### [AIM OF THE TASK]
Select every line below containing the word "this".

### [RAW DATA]
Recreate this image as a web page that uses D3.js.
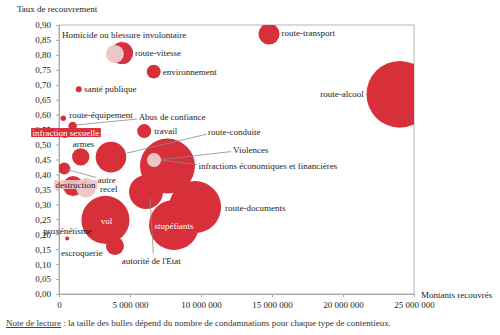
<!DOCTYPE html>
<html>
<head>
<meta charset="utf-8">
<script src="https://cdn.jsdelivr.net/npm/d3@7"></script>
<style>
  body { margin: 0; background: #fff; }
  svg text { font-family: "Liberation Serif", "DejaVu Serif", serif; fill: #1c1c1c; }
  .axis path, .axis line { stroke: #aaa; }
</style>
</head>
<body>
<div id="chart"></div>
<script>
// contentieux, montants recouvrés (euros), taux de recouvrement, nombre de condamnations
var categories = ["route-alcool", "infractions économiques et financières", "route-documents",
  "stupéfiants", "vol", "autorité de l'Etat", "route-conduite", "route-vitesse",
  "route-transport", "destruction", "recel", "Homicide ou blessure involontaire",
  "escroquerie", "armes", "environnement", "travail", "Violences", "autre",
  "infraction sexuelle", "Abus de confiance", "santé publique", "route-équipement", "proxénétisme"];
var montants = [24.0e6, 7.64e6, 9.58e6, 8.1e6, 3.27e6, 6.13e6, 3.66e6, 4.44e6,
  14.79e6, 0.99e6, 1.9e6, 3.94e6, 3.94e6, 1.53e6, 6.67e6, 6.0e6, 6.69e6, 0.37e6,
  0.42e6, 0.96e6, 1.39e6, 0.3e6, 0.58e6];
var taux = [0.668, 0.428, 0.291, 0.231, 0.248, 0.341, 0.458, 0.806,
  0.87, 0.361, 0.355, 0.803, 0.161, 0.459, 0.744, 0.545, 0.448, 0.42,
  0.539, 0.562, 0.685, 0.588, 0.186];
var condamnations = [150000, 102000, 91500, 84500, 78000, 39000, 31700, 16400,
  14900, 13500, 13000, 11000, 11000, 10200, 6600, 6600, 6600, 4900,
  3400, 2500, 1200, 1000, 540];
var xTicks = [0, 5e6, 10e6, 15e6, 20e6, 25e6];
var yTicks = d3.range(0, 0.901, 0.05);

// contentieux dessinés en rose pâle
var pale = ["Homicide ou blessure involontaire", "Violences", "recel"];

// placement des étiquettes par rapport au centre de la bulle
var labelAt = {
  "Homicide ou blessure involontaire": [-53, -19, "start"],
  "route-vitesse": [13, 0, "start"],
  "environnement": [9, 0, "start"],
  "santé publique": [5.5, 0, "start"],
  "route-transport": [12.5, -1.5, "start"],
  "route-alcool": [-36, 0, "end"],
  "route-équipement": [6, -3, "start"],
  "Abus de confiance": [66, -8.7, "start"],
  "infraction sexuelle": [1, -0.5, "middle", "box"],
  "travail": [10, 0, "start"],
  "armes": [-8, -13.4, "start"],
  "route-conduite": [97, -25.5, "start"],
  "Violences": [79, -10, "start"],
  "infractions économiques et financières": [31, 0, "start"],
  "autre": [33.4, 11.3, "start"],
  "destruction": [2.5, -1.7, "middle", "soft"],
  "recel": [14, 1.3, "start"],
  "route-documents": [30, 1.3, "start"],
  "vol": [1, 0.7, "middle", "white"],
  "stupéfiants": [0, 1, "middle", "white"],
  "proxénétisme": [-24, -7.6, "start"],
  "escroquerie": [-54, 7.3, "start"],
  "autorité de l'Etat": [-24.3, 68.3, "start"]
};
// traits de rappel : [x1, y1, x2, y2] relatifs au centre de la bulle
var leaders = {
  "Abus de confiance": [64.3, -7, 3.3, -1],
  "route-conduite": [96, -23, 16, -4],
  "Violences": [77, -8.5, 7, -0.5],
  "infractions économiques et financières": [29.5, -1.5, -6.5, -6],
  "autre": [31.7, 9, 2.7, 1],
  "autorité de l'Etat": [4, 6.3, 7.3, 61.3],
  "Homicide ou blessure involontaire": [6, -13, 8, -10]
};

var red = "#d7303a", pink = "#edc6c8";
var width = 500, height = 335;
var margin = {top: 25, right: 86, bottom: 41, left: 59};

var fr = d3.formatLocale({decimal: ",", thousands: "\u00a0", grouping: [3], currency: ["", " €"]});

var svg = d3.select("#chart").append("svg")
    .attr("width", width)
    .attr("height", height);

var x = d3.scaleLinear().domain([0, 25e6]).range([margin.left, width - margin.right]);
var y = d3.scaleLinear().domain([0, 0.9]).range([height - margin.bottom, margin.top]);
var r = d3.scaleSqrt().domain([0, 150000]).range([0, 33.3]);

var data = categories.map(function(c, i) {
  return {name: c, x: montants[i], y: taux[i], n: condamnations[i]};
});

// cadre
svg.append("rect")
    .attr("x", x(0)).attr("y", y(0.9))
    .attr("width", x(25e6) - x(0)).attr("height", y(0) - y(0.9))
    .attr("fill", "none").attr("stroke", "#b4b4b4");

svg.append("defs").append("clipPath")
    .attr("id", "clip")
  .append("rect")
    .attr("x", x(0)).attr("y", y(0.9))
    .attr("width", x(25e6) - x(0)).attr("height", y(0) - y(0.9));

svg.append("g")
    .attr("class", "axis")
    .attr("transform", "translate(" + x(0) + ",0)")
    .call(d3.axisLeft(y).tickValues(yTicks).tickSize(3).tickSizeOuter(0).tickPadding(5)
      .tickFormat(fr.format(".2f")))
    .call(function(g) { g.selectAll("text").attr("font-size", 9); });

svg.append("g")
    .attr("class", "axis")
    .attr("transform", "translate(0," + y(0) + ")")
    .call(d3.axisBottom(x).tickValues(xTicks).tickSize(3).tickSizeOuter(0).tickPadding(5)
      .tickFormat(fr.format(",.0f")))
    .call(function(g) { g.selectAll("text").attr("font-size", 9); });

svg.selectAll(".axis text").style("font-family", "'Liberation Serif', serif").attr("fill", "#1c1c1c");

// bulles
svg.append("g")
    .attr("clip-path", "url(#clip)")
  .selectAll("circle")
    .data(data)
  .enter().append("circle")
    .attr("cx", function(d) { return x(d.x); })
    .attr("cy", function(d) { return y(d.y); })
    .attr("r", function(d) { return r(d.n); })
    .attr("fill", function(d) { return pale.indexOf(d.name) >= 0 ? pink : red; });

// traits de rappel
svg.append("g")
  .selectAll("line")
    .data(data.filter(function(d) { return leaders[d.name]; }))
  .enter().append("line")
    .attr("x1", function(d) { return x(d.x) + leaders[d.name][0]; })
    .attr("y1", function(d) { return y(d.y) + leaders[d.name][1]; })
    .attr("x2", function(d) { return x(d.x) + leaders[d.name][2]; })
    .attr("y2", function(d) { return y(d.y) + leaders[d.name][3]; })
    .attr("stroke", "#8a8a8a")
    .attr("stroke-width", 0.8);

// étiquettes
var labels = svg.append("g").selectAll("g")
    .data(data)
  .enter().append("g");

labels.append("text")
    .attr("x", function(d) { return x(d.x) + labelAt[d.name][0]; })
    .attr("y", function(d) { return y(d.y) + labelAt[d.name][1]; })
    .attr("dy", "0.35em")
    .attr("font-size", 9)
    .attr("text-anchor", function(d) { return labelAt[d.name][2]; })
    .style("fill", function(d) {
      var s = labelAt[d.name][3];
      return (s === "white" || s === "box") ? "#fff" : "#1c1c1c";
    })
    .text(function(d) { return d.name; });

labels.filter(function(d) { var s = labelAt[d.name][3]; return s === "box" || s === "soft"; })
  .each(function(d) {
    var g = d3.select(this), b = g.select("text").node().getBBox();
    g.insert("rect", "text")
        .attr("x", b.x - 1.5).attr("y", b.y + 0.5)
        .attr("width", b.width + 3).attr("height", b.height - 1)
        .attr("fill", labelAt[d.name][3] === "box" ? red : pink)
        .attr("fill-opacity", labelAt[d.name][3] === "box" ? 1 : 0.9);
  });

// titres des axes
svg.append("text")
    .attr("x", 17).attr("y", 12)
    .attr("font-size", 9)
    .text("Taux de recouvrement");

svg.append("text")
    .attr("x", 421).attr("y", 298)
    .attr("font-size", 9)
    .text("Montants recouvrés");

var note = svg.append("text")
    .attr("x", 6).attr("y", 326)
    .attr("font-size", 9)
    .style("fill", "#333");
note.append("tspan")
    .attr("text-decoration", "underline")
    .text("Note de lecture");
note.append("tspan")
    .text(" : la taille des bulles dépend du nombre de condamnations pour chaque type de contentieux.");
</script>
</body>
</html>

### [RESPONSE TO THE TASK]
Recreate this image as a web page that uses D3.js.
    var g = d3.select(this), b = g.select("text").node().getBBox();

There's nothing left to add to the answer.